= Heinz Wiendl =

German neurologist

Heinz Wiendl (born 1968 in Rötz) is a German neurologist and professor at the University Hospital Freiburg. He is known for his works in the field of nervous system inflammation and multiple sclerosis.

== Early life and education ==
From 1989 to 1996, Wiendl studied psychology and medicine at the University of Erlangen-Nuremberg, Duke University in North Carolina, and the University of Basel in Switzerland. He received his medical degree in 1996. He was a scholar of the Deutsche Forschungsgemeinschaft (DFG) at the Max Planck Institute of Neurobiology in Martinsried and subsequently worked as a clinical and research fellow at the Department of Neurology at the University of Tübingen. In 2004, he obtained board certification in neurology and completed his habilitation.

== Academic career ==
In 2005, Wiendl was appointed professor of neurology and head of the clinical research group for MS and neuroimmunology at the University of Würzburg, where he also served as vice-chair of the Department of Neurology. In 2010, he became director of the Department of Neurology – Inflammatory Diseases of the Nervous System and Neurooncology at the University of Münster.[2] From 2013 to 2024, he headed the Department of Neurology at Münster University Hospital.
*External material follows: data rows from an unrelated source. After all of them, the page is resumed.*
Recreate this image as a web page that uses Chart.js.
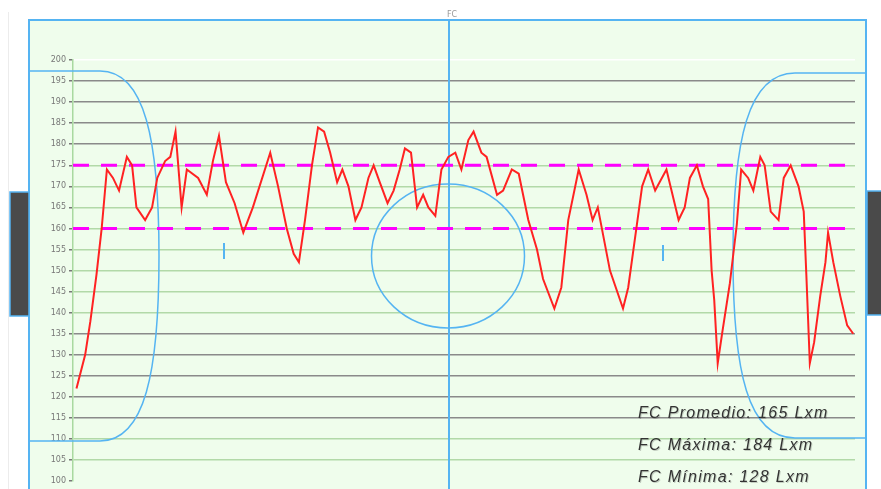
<!DOCTYPE html>
<html>
<head>
<meta charset="utf-8">
<script src="https://cdn.jsdelivr.net/npm/chart.js@4/dist/chart.umd.min.js"></script>
<style>
  html, body { margin: 0; padding: 0; background: #fff; }
  #wrap { width: 881px; height: 489px; position: relative; }
</style>
</head>
<body>
<div id="wrap"><canvas id="fcChart" width="881" height="489"></canvas></div>
<script>
// minutos de juego (eje x) y frecuencia cardiaca
const minutos = [0.4, 1.4, 2.0, 2.7, 3.3, 3.9, 4.6, 5.3, 6.2, 6.8, 7.3, 8.3, 9.1, 9.7, 10.6, 11.2, 11.8, 12.5, 13.1, 14.4,
  15.4, 16.1, 16.8, 17.6, 18.6, 19.6, 20.7, 22.7, 23.6, 24.6, 25.4, 26.0, 26.7, 27.5, 28.2, 28.9, 29.6, 30.4, 31.0, 31.7,
  32.5, 33.2, 34.0, 34.6, 35.3, 36.2, 36.9, 37.6, 38.2, 38.9, 39.6, 40.3, 40.9, 41.7, 42.4, 43.2, 44.0, 44.7, 45.5, 46.1,
  47.0, 47.6, 48.8, 49.5, 50.5, 51.3, 52.4, 53.4, 54.1, 55.4, 56.2, 57.0, 58.2, 59.1, 59.8, 60.4, 61.8, 63.3, 63.9, 64.9,
  65.5, 66.2, 67.0, 68.3, 69.7, 70.4, 71.0, 71.8, 72.5, 73.1, 73.5, 73.8, 74.2, 74.7, 75.6, 76.4, 76.9, 77.7, 78.3, 78.7,
  79.1, 79.6, 80.3, 81.2, 81.8, 82.6, 83.5, 84.1, 84.4, 84.8, 85.3, 86.0, 86.6, 86.9, 87.5, 88.3, 89.1, 89.8];
const fc = [122, 130, 138, 149, 160, 174, 172, 169, 177, 175, 165, 162, 165, 172, 176, 177, 183, 165, 174, 172,
  168, 176, 182, 171, 166, 159, 165, 178, 170, 160, 154, 152, 162, 175, 184, 183, 178, 171, 174, 170,
  162, 165, 172, 175, 171, 166, 169, 174, 179, 178, 165, 168, 165, 163, 174, 177, 178, 174, 181, 183,
  178, 177, 168, 169, 174, 173, 162, 155, 148, 141, 146, 162, 174, 168, 162, 165, 150, 141, 146, 161,
  170, 174, 169, 174, 162, 165, 172, 175, 170, 167, 150, 143, 128, 135, 147, 161, 174, 172, 169, 173,
  177, 175, 164, 162, 172, 175, 170, 164, 149, 128, 133, 144, 152, 159, 152, 144, 137, 135];

const zonaAlta = 175;
const zonaBaja = 160;
const resumen = ['FC Promedio: 165 Lxm', 'FC Máxima: 184 Lxm', 'FC Mínima: 128 Lxm'];

// dibujo de la cancha de fondo
const cancha = {
  id: 'cancha',
  beforeDraw(chart) {
    const c = chart.ctx;
    const H = chart.height;
    c.save();
    c.fillStyle = '#fff';
    c.fillRect(0, 0, chart.width, H);
    c.fillStyle = '#effdec';
    c.fillRect(29, 20, 837, H - 20);
    c.strokeStyle = '#ececec';
    c.lineWidth = 1;
    c.beginPath(); c.moveTo(8.5, 12); c.lineTo(8.5, H); c.stroke();
    c.restore();
  },
  beforeDatasetsDraw(chart) {
    const c = chart.ctx;
    const H = chart.height;
    c.save();
    c.strokeStyle = '#55b4f2';
    c.lineWidth = 2;
    // borde
    c.beginPath();
    c.moveTo(29, H); c.lineTo(29, 20); c.lineTo(866, 20); c.lineTo(866, H);
    c.stroke();
    // linea central
    c.beginPath(); c.moveTo(449, 20); c.lineTo(449, H); c.stroke();
    // circulo central
    c.lineWidth = 1.5;
    c.beginPath(); c.ellipse(448, 256, 76.5, 72, 0, 0, Math.PI * 2); c.stroke();
    // areas
    c.beginPath();
    c.moveTo(29, 71); c.lineTo(100, 71);
    c.bezierCurveTo(145, 71, 159, 140, 159, 256);
    c.bezierCurveTo(159, 372, 145, 441, 100, 441);
    c.lineTo(29, 441);
    c.stroke();
    c.beginPath();
    c.moveTo(866, 73); c.lineTo(795, 73);
    c.bezierCurveTo(748, 73, 733, 140, 733, 256);
    c.bezierCurveTo(733, 372, 748, 438, 795, 438);
    c.lineTo(866, 438);
    c.stroke();
    // puntos penales
    c.lineWidth = 2;
    c.beginPath(); c.moveTo(224, 243); c.lineTo(224, 259); c.stroke();
    c.beginPath(); c.moveTo(663, 245); c.lineTo(663, 261); c.stroke();
    // arcos
    c.fillStyle = '#4a4a4a';
    c.fillRect(10, 192, 19, 124);
    c.fillRect(867, 191, 14, 124);
    c.lineWidth = 1.5;
    c.strokeRect(10, 192, 19, 124);
    c.strokeRect(867, 191, 16, 124);
    c.restore();
  },
  afterDraw(chart) {
    const c = chart.ctx;
    c.save();
    c.fillStyle = '#999';
    c.font = '8px "DejaVu Sans"';
    c.textAlign = 'center';
    c.fillText('FC', 452, 17);
    c.font = 'italic 16px "Liberation Sans"';
    c.letterSpacing = '1.3px';
    c.textAlign = 'left';
    resumen.forEach((t, i) => {
      c.fillStyle = 'rgba(0,0,0,0.18)';
      c.fillText(t, 639, 419 + i * 32);
      c.fillStyle = '#333';
      c.fillText(t, 638, 418 + i * 32);
    });
    c.restore();
  }
};

const gris = [115, 120, 125, 130, 135, 180, 185, 190, 195];

new Chart(document.getElementById('fcChart'), {
  type: 'line',
  data: {
    datasets: [{
      label: 'FC',
      data: minutos.map((m, i) => ({ x: m, y: fc[i] })),
      borderColor: '#ff2222',
      borderWidth: 2,
      pointRadius: 0,
      tension: 0
    }, {
      label: 'Zona alta',
      data: [{ x: 0, y: zonaAlta }, { x: 90, y: zonaAlta }],
      borderColor: '#ff00ff',
      borderWidth: 3,
      borderDash: [16, 12],
      pointRadius: 0
    }, {
      label: 'Zona baja',
      data: [{ x: 0, y: zonaBaja }, { x: 90, y: zonaBaja }],
      borderColor: '#ff00ff',
      borderWidth: 3,
      borderDash: [16, 12],
      pointRadius: 0
    }]
  },
  options: {
    responsive: false,
    animation: false,
    layout: { padding: { left: 0, right: 26, top: 60, bottom: 4 } },
    plugins: { legend: { display: false }, tooltip: { enabled: false } },
    scales: {
      x: { type: 'linear', min: 0, max: 90, display: false },
      y: {
        min: 100, max: 200,
        afterFit(scale) { scale.width = 73; },
        ticks: { stepSize: 5, color: '#777', padding: 3, font: { family: 'DejaVu Sans', size: 8 } },
        grid: {
          lineWidth: 1.5,
          tickLength: 4,
          tickColor: '#777',
          color: (ctx) => {
            const v = ctx.tick ? ctx.tick.value : 0;
            if (v === 200) return '#ffffff';
            if (v === 100) return 'rgba(0,0,0,0)';
            return gris.includes(v) ? '#8a8a8a' : '#b2d9a8';
          }
        },
        border: { color: '#a9d9a0', width: 1.5 }
      }
    }
  },
  plugins: [cancha]
});
</script>
</body>
</html>
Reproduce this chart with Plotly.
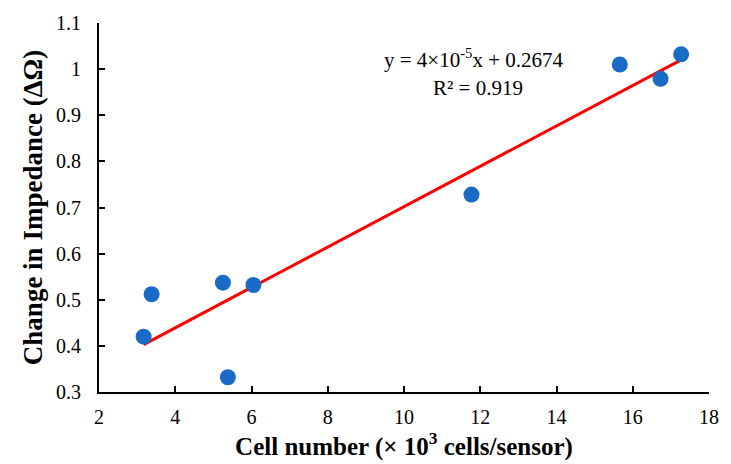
import numpy as np
import plotly.graph_objects as go

# Data (cell number in 10^3 cells/sensor, change in impedance in ΔΩ)
cell_number = [3.17, 3.38, 5.25, 5.38, 6.05, 11.77, 15.66, 16.73, 17.27]
impedance = [0.420, 0.512, 0.537, 0.332, 0.532, 0.728, 1.010, 0.979, 1.032]

x_ticks = [2, 4, 6, 8, 10, 12, 14, 16, 18]
y_ticks = [0.3, 0.4, 0.5, 0.6, 0.7, 0.8, 0.9, 1.0, 1.1]
y_tick_text = ["0.3", "0.4", "0.5", "0.6", "0.7", "0.8", "0.9", "1", "1.1"]

eq_text = "y = 4×10<sup>-5</sup>x + 0.2674"
r2_text = "R² = 0.919"

# Linear trendline fitted from the data
slope, intercept = np.polyfit(cell_number, impedance, 1)
fit_x = [min(cell_number), max(cell_number)]
fit_y = [slope * v + intercept for v in fit_x]

font_family = "Liberation Serif"

fig = go.Figure()
fig.add_trace(go.Scatter(
    x=fit_x, y=fit_y, mode="lines",
    line=dict(color="#ff0000", width=3),
    showlegend=False, hoverinfo="skip",
))
fig.add_trace(go.Scatter(
    x=cell_number, y=impedance, mode="markers",
    marker=dict(color="#1a6bc6", size=16, line=dict(width=0)),
    showlegend=False,
))

fig.update_layout(
    width=731, height=464,
    margin=dict(l=99, r=12, t=21, b=72),
    paper_bgcolor="white", plot_bgcolor="white",
    font=dict(family=font_family, color="black", size=20),
    xaxis=dict(
        range=[2, 18], tickvals=x_ticks, ticks="inside", ticklen=6, tickwidth=1.5,
        tickcolor="black", showline=True, linecolor="black", linewidth=2,
        showgrid=False, zeroline=False, ticklabelstandoff=6,
        tickfont=dict(size=20, family=font_family),
        title=dict(text="<b>Cell number (× 10<sup>3</sup> cells/sensor)</b>",
                   font=dict(size=25, family=font_family), standoff=4),
    ),
    yaxis=dict(
        range=[0.3, 1.1], tickvals=y_ticks, ticktext=y_tick_text, ticks="inside",
        ticklen=6, tickwidth=1.5, tickcolor="black", showline=True,
        linecolor="black", linewidth=2, showgrid=False, zeroline=False,
        ticklabelstandoff=12,
        tickfont=dict(size=20, family=font_family),
        title=dict(text="<b>Change in Impedance (ΔΩ)</b>",
                   font=dict(size=27, family=font_family), standoff=6),
    ),
    annotations=[
        dict(text=eq_text, xref="paper", yref="paper", x=0.615, y=0.905,
             showarrow=False, font=dict(size=21, family=font_family),
             xanchor="center", yanchor="middle"),
        dict(text=r2_text, xref="paper", yref="paper", x=0.621, y=0.825,
             showarrow=False, font=dict(size=21, family=font_family),
             xanchor="center", yanchor="middle"),
    ],
)

fig.write_html("out.html")
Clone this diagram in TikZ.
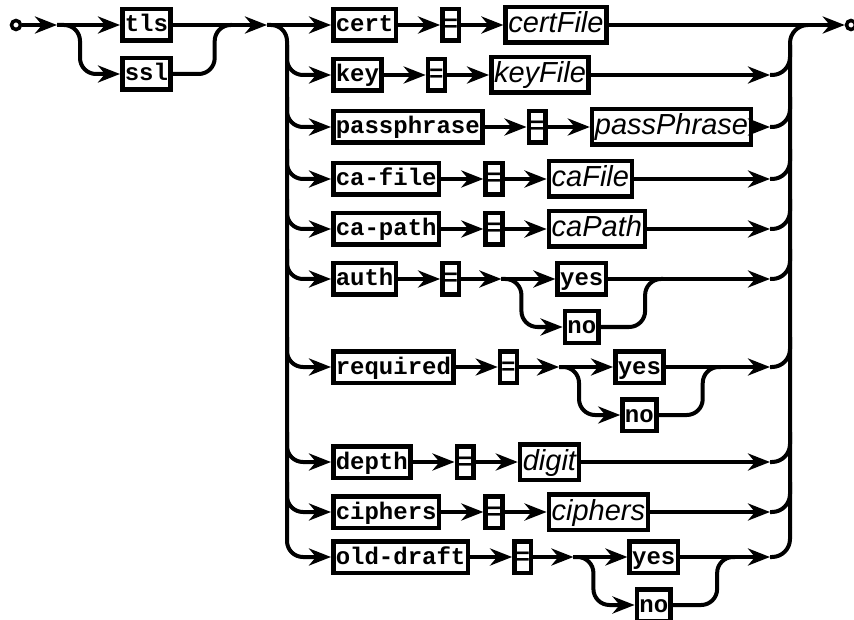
\documentclass[tikz,border=0pt]{standalone}
\usepackage{fontspec}
\usetikzlibrary{arrows.meta,positioning}
\newfontfamily\kwfont{Liberation Mono}
\newfontfamily\ntfont{Liberation Sans}
\tikzset{kw/.style={draw,line width=4.5pt,font=\kwfont\bfseries\fontsize{24pt}{24pt}\selectfont,minimum height=31.5pt,text height=19pt,text depth=5pt,inner xsep=2.5pt,inner ysep=0pt},eq/.style={kw,inner xsep=1.2pt},nt/.style={draw,line width=4.5pt,font=\ntfont\itshape\fontsize{29pt}{29pt}\selectfont,minimum height=35.5pt,text height=22pt,text depth=6pt,inner xsep=2.8pt,inner ysep=0pt},link/.style={line width=4pt},arr/.style={link,-{Stealth[length=22pt,width=17pt,inset=7pt]}},term/.style={circle,draw,line width=3.5pt,inner sep=0pt,minimum size=9pt}}

\begin{document}
\begin{tikzpicture}[x=1pt,y=-1pt]
\useasboundingbox (0,0) rectangle (854,620);
\node[term] (entry) at (16,25) {};
\node[term] (exit) at (851,25) {};
\coordinate (j0) at (57,25);
\coordinate (j1) at (267,25);
\coordinate (ls) at (287,25);
\coordinate (rs) at (770,25);
\coordinate (stem) at (790,25);
% tls / ssl
\node[kw,anchor=west] (tls) at (120,25) {tls};
\node[kw,below=13pt of tls] (ssl) {ssl};
\draw[arr] (entry) -- (j0);
\draw[arr] (j0) -- (tls);
\draw[arr,rounded corners=16pt] (j0) -- ++(23pt,0) |- (ssl);
\draw[link,rounded corners=16pt] (ssl.east) -| ([xshift=42pt]tls.east) -- ++(17pt,0);
\draw[arr] (tls) -- (j1);
% options
\node[kw,anchor=west] (cert) at (331,25) {cert};
\node[eq,right=42pt of cert] (cert eq) {=};
\node[nt,right=42pt of cert eq] (cert val) {certFile};
\draw[arr] (j1) -- (cert);
\draw[arr] (cert) -- (cert eq);
\draw[arr] (cert eq) -- (cert val);
\draw[arr] (cert val) -- (exit);
\foreach \n/\yy/\kw/\val in {key/75/key/keyFile,pass/127/passphrase/passPhrase,cafile/179/ca-file/caFile,capath/229/ca-path/caPath,depth/462/depth/digit,ciph/512/ciphers/ciphers}{
\node[kw,anchor=west] (\n) at (331,\yy) {\kw};
\node[eq,right=42pt of \n] (\n eq) {=};
\node[nt,right=42pt of \n eq] (\n val) {\val};
\draw[arr] (\n) -- (\n eq);
\draw[arr] (\n eq) -- (\n val);
\draw[arr] (\n val) -- (rs |- \n);
}
\foreach \n/\yy/\kw in {auth/279/auth,req/367/required,old/557/old-draft}{
\node[kw,anchor=west] (\n) at (331,\yy) {\kw};
\node[eq,right=42pt of \n] (\n eq) {=};
\coordinate[right=40pt of \n eq] (\n br);
\node[kw,right=54pt of \n br] (\n yes) {yes};
\node[kw,below=12pt of \n yes] (\n no) {no};
\coordinate[right=37pt of \n yes] (\n mg);
\draw[arr] (\n) -- (\n eq);
\draw[arr] (\n eq) -- (\n br);
\draw[arr] (\n br) -- (\n yes);
\draw[arr,rounded corners=16pt] (\n br) -- ++(20pt,0) |- (\n no);
\draw[link,rounded corners=16pt] (\n no.east) -| (\n mg) -- ++(18pt,0);
\draw[arr] (\n yes) -- (rs |- \n);
}
% stems
\draw[link,rounded corners=16pt] (j1) -- (ls) -- ([yshift=30pt]ls |- old);
\draw[link,rounded corners=18pt] ([yshift=30pt]stem |- old) -- (stem) -- ++(18pt,0);
\foreach \n in {key,pass,cafile,capath,auth,req,depth,ciph,old}{
\draw[arr,rounded corners=16pt] ([yshift=30pt]ls |- \n) -- (ls |- \n) -- (\n);
\draw[link,rounded corners=18pt] (rs |- \n) -- (stem |- \n) -- ([yshift=30pt]stem |- \n);
}
\end{tikzpicture}
\end{document}
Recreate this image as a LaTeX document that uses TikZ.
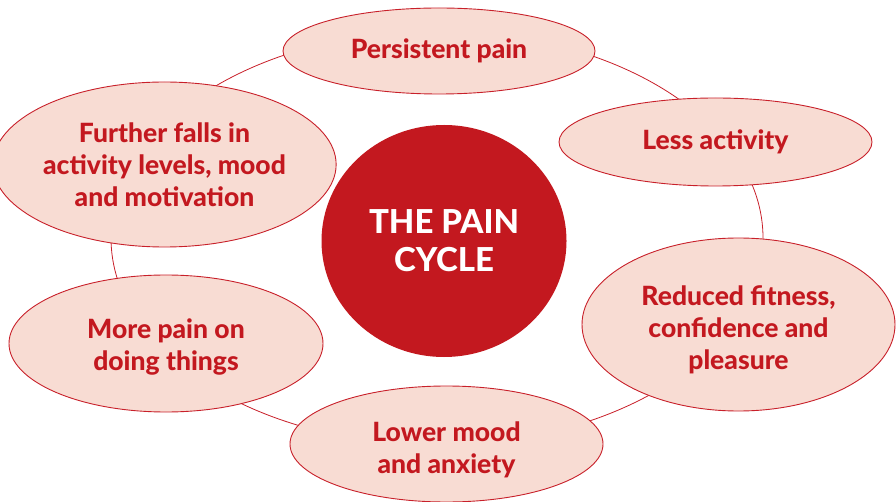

In October 2024, Wiendl was appointed director of the Department of Neurology and Neurophysiology at the University Hospital Freiburg.

==Research==
Wiendl's research focuses on five main areas:

Precision neuroimmunology: He co-led a study using high-dimensional flow cytometry and serum proteomics to identify distinct immunological endophenotypes in early multiple sclerosis, advancing detailed patient stratification and personalized treatment approaches.

Neurological immune therapy: Wiendl contributed to clinical and mechanistic insights into immune reconstitution therapies, laying foundational concepts for achieving durable remission in MS.

Diagnostic, prognostic, and therapeutic biomarkers: He was part of collaborative work that identified peripheral blood immune signatures predictive of MS disease course and treatment response.

Rare but paradigmatic neuroimmunological diseases: Heinz Wiendl authored several reviews summarizing mechanistic insights from rare neuroimmunological diseases — such as Susac syndrome, Rasmussen encephalitis, and type 1 narcolepsy — which offer models for understanding broader disease mechanisms.

Surrogates of disease progression: Wiendl has examined treatment effects on disability progression, including the use of confirmed disability progression (CDP) as a robust clinical measure in MS therapeutic trials.

==Professional memberships==
Wiendl is a member of the German Society for Immunology (DGfI), the German Multiple Sclerosis Society (DMSG), the German Society for Muscular Diseases (DGM), the German Society of Neurology (DGN), the American Academy of Neurology (AAN), and the International Society of Neuroimmunology (ISNI).[14] He is also a member of the editorial board of PLOS ONE.

==Awards and monors==
- 2017: Honorary professor at Sydney Medical School
- 2015: Sobek Prize for MS research, German Society of Multiple Sclerosis (DMSG)
- 2009: Heinrich-Pette Award, German Society for Neurology (DGN)
- 2004: Sobek Prize for MS research (young scientists' award), German Society of Multiple Sclerosis (DMSG)
- 2003: Felix Jerusalem Prize, German Society for Muscular Disease (DGM)

== Funding ==
Wiendl has received research funding from the European Union, the German Federal Ministry of Education and Research (BMBF), the state of North Rhine-Westphalia, the DFG, the Innovative Medical Research (IMF) program of the Medical Faculty Münster, the Interdisciplinary Centre for Clinical Research (IZKF) Münster, the Else Kröner-Fresenius Foundation, and the RE Children's Foundation.

== Publications ==
As of September 2025, Wiendl has authored or co-authored more than 650 research articles and reviews, as well as several books, and book chapters.